■ **THE PROBLEM**
Beginning with the first line, set down every line through the one containing "March and April</text>", exactly as it appears, but not the pictures.

■ **DATASET EXCERPT**
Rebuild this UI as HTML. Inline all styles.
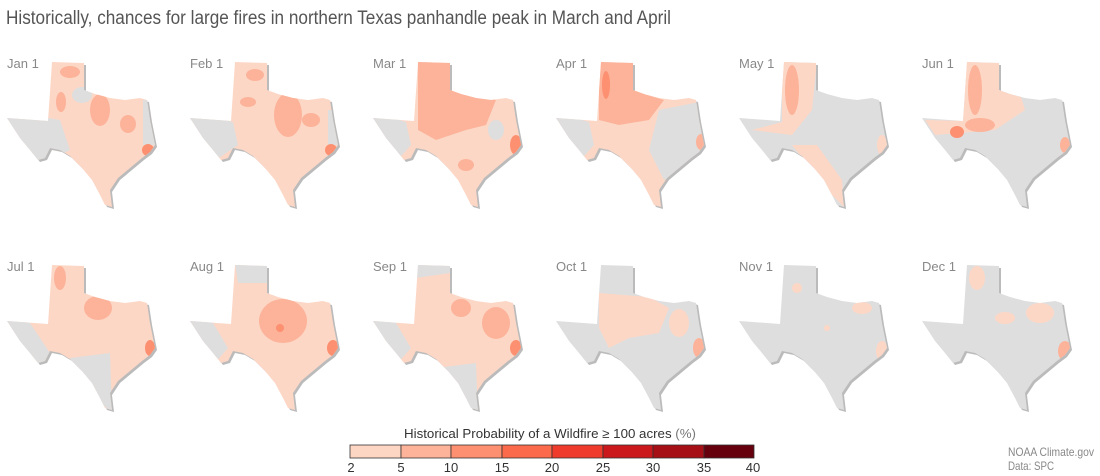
<!DOCTYPE html>
<html><head><meta charset="utf-8"><style>body{margin:0;background:#fff}svg{display:block}</style></head><body>
<svg width="1100" height="476" viewBox="0 0 1100 476" xmlns="http://www.w3.org/2000/svg" font-family="Liberation Sans, sans-serif">
<defs>
<path id="tx" d="M52,12 L84,13 L84,40 L95,44 L110,48 L125,50 L140,48 L147,50 L150,70 L153,85 L155,95 L150,102 L142,108 L130,118 L118,128 L110,140 L112,157 L105,155 L100,145 L92,130 L82,118 L70,106 L60,100 L50,98 L45,108 L38,110 L30,100 L20,88 L7,68 L48,71 Z"/>
<clipPath id="c"><use href="#tx"/></clipPath>
</defs>
<text x="6" y="24" font-size="19" fill="#555" textLength="665" lengthAdjust="spacingAndGlyphs">Historically, chances for large fires in northern Texas panhandle peak in March and April</text>

<g transform="translate(0,50)">
<use href="#tx" fill="#bbb" transform="translate(2,2)"/>
<g clip-path="url(#c)"><rect width="170" height="170" fill="#fdd7c6"/>
<path d="M0,60 L60,70 L70,100 L40,115 L0,100Z" fill="#dedede"/><rect x="143" y="50" width="20" height="45" fill="#dedede"/><ellipse cx="82" cy="45" rx="10" ry="8" fill="#dedede"/>
<ellipse cx="70" cy="22" rx="10" ry="6" fill="#fcb39a"/><ellipse cx="61" cy="52" rx="5" ry="10" fill="#fcb39a"/><ellipse cx="100" cy="60" rx="10" ry="16" fill="#fcb39a"/><ellipse cx="128" cy="74" rx="8" ry="9" fill="#fcb39a"/><ellipse cx="148" cy="100" rx="6" ry="6" fill="#fc9070"/></g>
<text x="7" y="18" font-size="13" fill="#888">Jan 1</text></g>

<g transform="translate(183,50)">
<use href="#tx" fill="#bbb" transform="translate(2,2)"/>
<g clip-path="url(#c)"><rect width="170" height="170" fill="#fdd7c6"/>
<path d="M0,60 L50,72 L55,95 L30,112 L0,100Z" fill="#dedede"/><rect x="145" y="60" width="20" height="35" fill="#dedede"/>
<ellipse cx="72" cy="25" rx="9" ry="6" fill="#fcb39a"/><ellipse cx="65" cy="52" rx="8" ry="5" fill="#fcb39a"/><ellipse cx="105" cy="65" rx="14" ry="22" fill="#fcb39a"/><ellipse cx="128" cy="70" rx="9" ry="7" fill="#fcb39a"/><ellipse cx="148" cy="100" rx="6" ry="6" fill="#fc9070"/></g>
<text x="7" y="18" font-size="13" fill="#888">Feb 1</text></g>

<g transform="translate(366,50)">
<use href="#tx" fill="#bbb" transform="translate(2,2)"/>
<g clip-path="url(#c)"><rect width="170" height="170" fill="#fdd7c6"/>
<path d="M0,60 L40,72 L45,95 L30,112 L0,100Z" fill="#dedede"/><ellipse cx="130" cy="80" rx="8" ry="10" fill="#dedede"/>
<path d="M52,10 L90,10 L100,44 L130,50 L120,75 L100,80 L70,90 L52,80Z" fill="#fcb39a"/><ellipse cx="100" cy="115" rx="8" ry="6" fill="#fcb39a"/><ellipse cx="150" cy="95" rx="6" ry="10" fill="#fc9070"/></g>
<text x="7" y="18" font-size="13" fill="#888">Mar 1</text></g>

<g transform="translate(549,50)">
<use href="#tx" fill="#bbb" transform="translate(2,2)"/>
<g clip-path="url(#c)"><rect width="170" height="170" fill="#fdd7c6"/>
<path d="M0,60 L40,72 L45,95 L30,112 L0,100Z" fill="#dedede"/><path d="M110,60 L160,50 L160,110 L115,130 L100,100Z" fill="#dedede"/>
<path d="M50,10 L88,10 L95,44 L115,50 L100,70 L70,75 L50,70Z" fill="#fcb39a"/><ellipse cx="57" cy="35" rx="4" ry="14" fill="#fc9070"/><ellipse cx="152" cy="92" rx="5" ry="8" fill="#fcb39a"/></g>
<text x="7" y="18" font-size="13" fill="#888">Apr 1</text></g>

<g transform="translate(732,50)">
<use href="#tx" fill="#bbb" transform="translate(2,2)"/>
<g clip-path="url(#c)"><rect width="170" height="170" fill="#dedede"/>
<path d="M50,10 L85,10 L80,60 L60,85 L20,80 L50,72Z" fill="#fdd7c6"/><ellipse cx="60" cy="40" rx="7" ry="25" fill="#fcb39a"/><path d="M60,95 L85,95 L110,130 L112,157 L95,140Z" fill="#fdd7c6"/><ellipse cx="150" cy="95" rx="5" ry="10" fill="#fdd7c6"/></g>
<text x="7" y="18" font-size="13" fill="#888">May 1</text></g>

<g transform="translate(915,50)">
<use href="#tx" fill="#bbb" transform="translate(2,2)"/>
<g clip-path="url(#c)"><rect width="170" height="170" fill="#dedede"/>
<path d="M50,10 L95,10 L110,60 L80,80 L20,85 L10,70 L48,71Z" fill="#fdd7c6"/><ellipse cx="60" cy="40" rx="7" ry="25" fill="#fcb39a"/><ellipse cx="65" cy="75" rx="15" ry="7" fill="#fcb39a"/><ellipse cx="42" cy="82" rx="7" ry="6" fill="#fc9070"/><ellipse cx="150" cy="95" rx="5" ry="8" fill="#fcb39a"/></g>
<text x="7" y="18" font-size="13" fill="#888">Jun 1</text></g>

<g transform="translate(0,253)">
<use href="#tx" fill="#bbb" transform="translate(2,2)"/>
<g clip-path="url(#c)"><rect width="170" height="170" fill="#fdd7c6"/>
<path d="M0,60 L30,70 L50,100 L40,115 L0,100Z" fill="#dedede"/><path d="M70,105 L110,100 L112,160 L90,140Z" fill="#dedede"/>
<ellipse cx="60" cy="25" rx="6" ry="12" fill="#fcb39a"/><ellipse cx="98" cy="55" rx="14" ry="12" fill="#fcb39a"/><ellipse cx="150" cy="95" rx="5" ry="8" fill="#fc9070"/></g>
<text x="7" y="18" font-size="13" fill="#888">Jul 1</text></g>

<g transform="translate(183,253)">
<use href="#tx" fill="#bbb" transform="translate(2,2)"/>
<g clip-path="url(#c)"><rect width="170" height="170" fill="#fdd7c6"/>
<path d="M0,60 L30,70 L45,95 L30,112 L0,100Z" fill="#dedede"/><path d="M52,10 L84,10 L84,30 L55,30Z" fill="#dedede"/>
<ellipse cx="100" cy="68" rx="24" ry="22" fill="#fcb39a"/><ellipse cx="97" cy="75" rx="4" ry="4" fill="#fc9070"/><ellipse cx="150" cy="95" rx="6" ry="8" fill="#fc9070"/></g>
<text x="7" y="18" font-size="13" fill="#888">Aug 1</text></g>

<g transform="translate(366,253)">
<use href="#tx" fill="#bbb" transform="translate(2,2)"/>
<g clip-path="url(#c)"><rect width="170" height="170" fill="#fdd7c6"/>
<path d="M0,60 L30,70 L45,95 L30,112 L0,100Z" fill="#dedede"/><path d="M50,10 L84,10 L84,20 L50,25Z" fill="#dedede"/><path d="M70,115 L110,110 L112,160 L95,150Z" fill="#dedede"/>
<ellipse cx="95" cy="55" rx="10" ry="9" fill="#fcb39a"/><ellipse cx="130" cy="70" rx="14" ry="16" fill="#fcb39a"/><ellipse cx="150" cy="95" rx="6" ry="8" fill="#fc9070"/></g>
<text x="7" y="18" font-size="13" fill="#888">Sep 1</text></g>

<g transform="translate(549,253)">
<use href="#tx" fill="#bbb" transform="translate(2,2)"/>
<g clip-path="url(#c)"><rect width="170" height="170" fill="#dedede"/>
<path d="M50,40 L100,44 L120,55 L110,80 L80,85 L60,95 L50,75Z" fill="#fdd7c6"/><ellipse cx="130" cy="70" rx="10" ry="14" fill="#fdd7c6"/><ellipse cx="150" cy="95" rx="6" ry="10" fill="#fcb39a"/></g>
<text x="7" y="18" font-size="13" fill="#888">Oct 1</text></g>

<g transform="translate(732,253)">
<use href="#tx" fill="#bbb" transform="translate(2,2)"/>
<g clip-path="url(#c)"><rect width="170" height="170" fill="#dedede"/>
<ellipse cx="65" cy="35" rx="5" ry="5" fill="#fdd7c6"/><ellipse cx="130" cy="55" rx="10" ry="6" fill="#fdd7c6"/><ellipse cx="150" cy="98" rx="6" ry="10" fill="#fdd7c6"/><ellipse cx="95" cy="75" rx="3" ry="3" fill="#fdd7c6"/></g>
<text x="7" y="18" font-size="13" fill="#888">Nov 1</text></g>

<g transform="translate(915,253)">
<use href="#tx" fill="#bbb" transform="translate(2,2)"/>
<g clip-path="url(#c)"><rect width="170" height="170" fill="#dedede"/>
<ellipse cx="62" cy="25" rx="8" ry="12" fill="#fdd7c6"/><ellipse cx="125" cy="60" rx="14" ry="10" fill="#fdd7c6"/><ellipse cx="150" cy="98" rx="7" ry="10" fill="#fcb39a"/><ellipse cx="90" cy="65" rx="10" ry="6" fill="#fdd7c6"/></g>
<text x="7" y="18" font-size="13" fill="#888">Dec 1</text></g>

<text x="550" y="438" font-size="13" fill="#333" text-anchor="middle" textLength="292" lengthAdjust="spacingAndGlyphs">Historical Probability of a Wildfire ≥ 100 acres <tspan fill="#777">(%)</tspan></text>
<g stroke="#333" stroke-width="0.8">
<rect x="350" y="445" width="51" height="13" fill="#fdd5c3"/><rect x="401" y="445" width="50" height="13" fill="#fcb39a"/><rect x="451" y="445" width="51" height="13" fill="#fc9070"/><rect x="502" y="445" width="50" height="13" fill="#fb6a4a"/><rect x="552" y="445" width="51" height="13" fill="#ef3b2c"/><rect x="603" y="445" width="50" height="13" fill="#cb181d"/><rect x="653" y="445" width="51" height="13" fill="#a50f15"/><rect x="704" y="445" width="50" height="13" fill="#67000d"/>
</g>
<g font-size="13" fill="#333" text-anchor="middle">
<text x="351" y="472">2</text><text x="401" y="472">5</text><text x="451" y="472">10</text><text x="502" y="472">15</text><text x="552" y="472">20</text><text x="603" y="472">25</text><text x="653" y="472">30</text><text x="704" y="472">35</text><text x="753" y="472">40</text>
</g>
<text x="1008" y="456" font-size="12" fill="#888" textLength="86" lengthAdjust="spacingAndGlyphs">NOAA Climate.gov</text>
<text x="1008" y="470" font-size="12" fill="#888" textLength="46" lengthAdjust="spacingAndGlyphs">Data: SPC</text>
</svg>
</body></html>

■ **RESPONSE TO THE TASK**
Rebuild this UI as HTML. Inline all styles.
<!DOCTYPE html>
<html><head><meta charset="utf-8"><style>body{margin:0;background:#fff}svg{display:block}</style></head><body>
<svg width="1100" height="476" viewBox="0 0 1100 476" xmlns="http://www.w3.org/2000/svg" font-family="Liberation Sans, sans-serif">
<defs>
<path id="tx" d="M52,12 L84,13 L84,40 L95,44 L110,48 L125,50 L140,48 L147,50 L150,70 L153,85 L155,95 L150,102 L142,108 L130,118 L118,128 L110,140 L112,157 L105,155 L100,145 L92,130 L82,118 L70,106 L60,100 L50,98 L45,108 L38,110 L30,100 L20,88 L7,68 L48,71 Z"/>
<clipPath id="c"><use href="#tx"/></clipPath>
</defs>
<text x="6" y="24" font-size="19" fill="#555" textLength="665" lengthAdjust="spacingAndGlyphs">Historically, chances for large fires in northern Texas panhandle peak in March and April</text>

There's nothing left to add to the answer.